■ **Required task**: Set down each line of the material that follows, exactly, with no pictures.

■ **Dataset excerpt**:
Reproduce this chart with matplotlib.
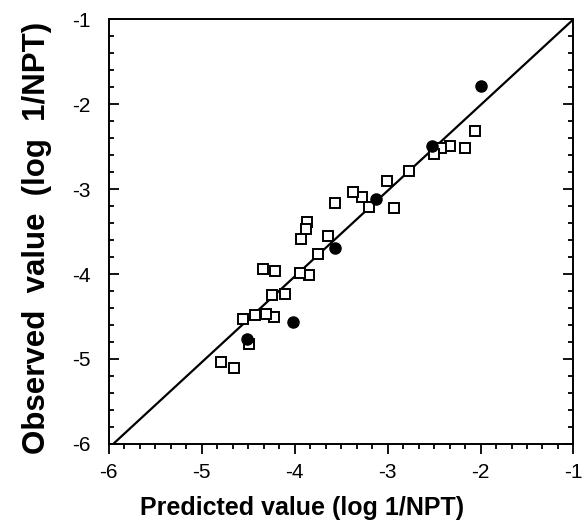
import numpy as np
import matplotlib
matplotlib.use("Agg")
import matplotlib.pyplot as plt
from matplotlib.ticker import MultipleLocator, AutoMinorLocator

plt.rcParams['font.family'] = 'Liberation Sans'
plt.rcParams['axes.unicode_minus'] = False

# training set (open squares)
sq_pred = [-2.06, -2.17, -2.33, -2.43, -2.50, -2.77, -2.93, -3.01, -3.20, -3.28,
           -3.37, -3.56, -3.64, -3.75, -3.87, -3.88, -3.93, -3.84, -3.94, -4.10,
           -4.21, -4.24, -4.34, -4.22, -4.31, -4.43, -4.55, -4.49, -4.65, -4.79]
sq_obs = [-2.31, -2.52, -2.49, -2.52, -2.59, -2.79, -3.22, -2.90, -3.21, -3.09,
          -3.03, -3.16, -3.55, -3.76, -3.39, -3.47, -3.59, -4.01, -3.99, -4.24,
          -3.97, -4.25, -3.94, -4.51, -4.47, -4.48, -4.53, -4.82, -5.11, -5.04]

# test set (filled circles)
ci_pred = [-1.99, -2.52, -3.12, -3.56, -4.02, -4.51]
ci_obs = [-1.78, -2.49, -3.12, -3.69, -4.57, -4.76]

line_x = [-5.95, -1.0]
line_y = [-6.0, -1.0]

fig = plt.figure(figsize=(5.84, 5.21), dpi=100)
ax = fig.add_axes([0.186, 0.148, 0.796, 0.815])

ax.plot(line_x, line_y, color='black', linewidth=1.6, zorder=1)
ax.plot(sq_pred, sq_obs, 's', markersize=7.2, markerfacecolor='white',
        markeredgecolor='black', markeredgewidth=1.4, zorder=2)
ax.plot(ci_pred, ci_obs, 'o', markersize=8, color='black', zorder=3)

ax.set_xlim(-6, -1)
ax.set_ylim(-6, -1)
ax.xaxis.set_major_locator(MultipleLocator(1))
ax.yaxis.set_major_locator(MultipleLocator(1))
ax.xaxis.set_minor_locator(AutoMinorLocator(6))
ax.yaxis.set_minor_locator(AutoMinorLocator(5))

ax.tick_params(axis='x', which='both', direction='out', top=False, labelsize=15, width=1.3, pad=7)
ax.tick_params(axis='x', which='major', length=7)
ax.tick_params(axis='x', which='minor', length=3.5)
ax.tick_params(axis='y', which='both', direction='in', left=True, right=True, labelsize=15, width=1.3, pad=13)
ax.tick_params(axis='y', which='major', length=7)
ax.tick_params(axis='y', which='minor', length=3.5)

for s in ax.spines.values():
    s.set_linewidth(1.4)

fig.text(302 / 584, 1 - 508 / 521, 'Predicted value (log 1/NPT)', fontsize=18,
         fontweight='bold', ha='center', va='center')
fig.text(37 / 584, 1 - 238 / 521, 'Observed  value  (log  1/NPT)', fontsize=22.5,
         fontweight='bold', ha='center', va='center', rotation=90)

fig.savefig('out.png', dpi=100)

■ **In response**:
Reproduce this chart with matplotlib.
import numpy as np
import matplotlib
matplotlib.use("Agg")
import matplotlib.pyplot as plt
from matplotlib.ticker import MultipleLocator, AutoMinorLocator

plt.rcParams['font.family'] = 'Liberation Sans'
plt.rcParams['axes.unicode_minus'] = False

# training set (open squares)
sq_pred = [-2.06, -2.17, -2.33, -2.43, -2.50, -2.77, -2.93, -3.01, -3.20, -3.28,
           -3.37, -3.56, -3.64, -3.75, -3.87, -3.88, -3.93, -3.84, -3.94, -4.10,
           -4.21, -4.24, -4.34, -4.22, -4.31, -4.43, -4.55, -4.49, -4.65, -4.79]
sq_obs = [-2.31, -2.52, -2.49, -2.52, -2.59, -2.79, -3.22, -2.90, -3.21, -3.09,
          -3.03, -3.16, -3.55, -3.76, -3.39, -3.47, -3.59, -4.01, -3.99, -4.24,
          -3.97, -4.25, -3.94, -4.51, -4.47, -4.48, -4.53, -4.82, -5.11, -5.04]

# test set (filled circles)
ci_pred = [-1.99, -2.52, -3.12, -3.56, -4.02, -4.51]
ci_obs = [-1.78, -2.49, -3.12, -3.69, -4.57, -4.76]

line_x = [-5.95, -1.0]
line_y = [-6.0, -1.0]

fig = plt.figure(figsize=(5.84, 5.21), dpi=100)
ax = fig.add_axes([0.186, 0.148, 0.796, 0.815])

ax.plot(line_x, line_y, color='black', linewidth=1.6, zorder=1)
ax.plot(sq_pred, sq_obs, 's', markersize=7.2, markerfacecolor='white',
        markeredgecolor='black', markeredgewidth=1.4, zorder=2)
ax.plot(ci_pred, ci_obs, 'o', markersize=8, color='black', zorder=3)

ax.set_xlim(-6, -1)
ax.set_ylim(-6, -1)
ax.xaxis.set_major_locator(MultipleLocator(1))
ax.yaxis.set_major_locator(MultipleLocator(1))
ax.xaxis.set_minor_locator(AutoMinorLocator(6))
ax.yaxis.set_minor_locator(AutoMinorLocator(5))

ax.tick_params(axis='x', which='both', direction='out', top=False, labelsize=15, width=1.3, pad=7)
ax.tick_params(axis='x', which='major', length=7)
ax.tick_params(axis='x', which='minor', length=3.5)
ax.tick_params(axis='y', which='both', direction='in', left=True, right=True, labelsize=15, width=1.3, pad=13)
ax.tick_params(axis='y', which='major', length=7)
ax.tick_params(axis='y', which='minor', length=3.5)

for s in ax.spines.values():
    s.set_linewidth(1.4)

fig.text(302 / 584, 1 - 508 / 521, 'Predicted value (log 1/NPT)', fontsize=18,
         fontweight='bold', ha='center', va='center')
fig.text(37 / 584, 1 - 238 / 521, 'Observed  value  (log  1/NPT)', fontsize=22.5,
         fontweight='bold', ha='center', va='center', rotation=90)

fig.savefig('out.png', dpi=100)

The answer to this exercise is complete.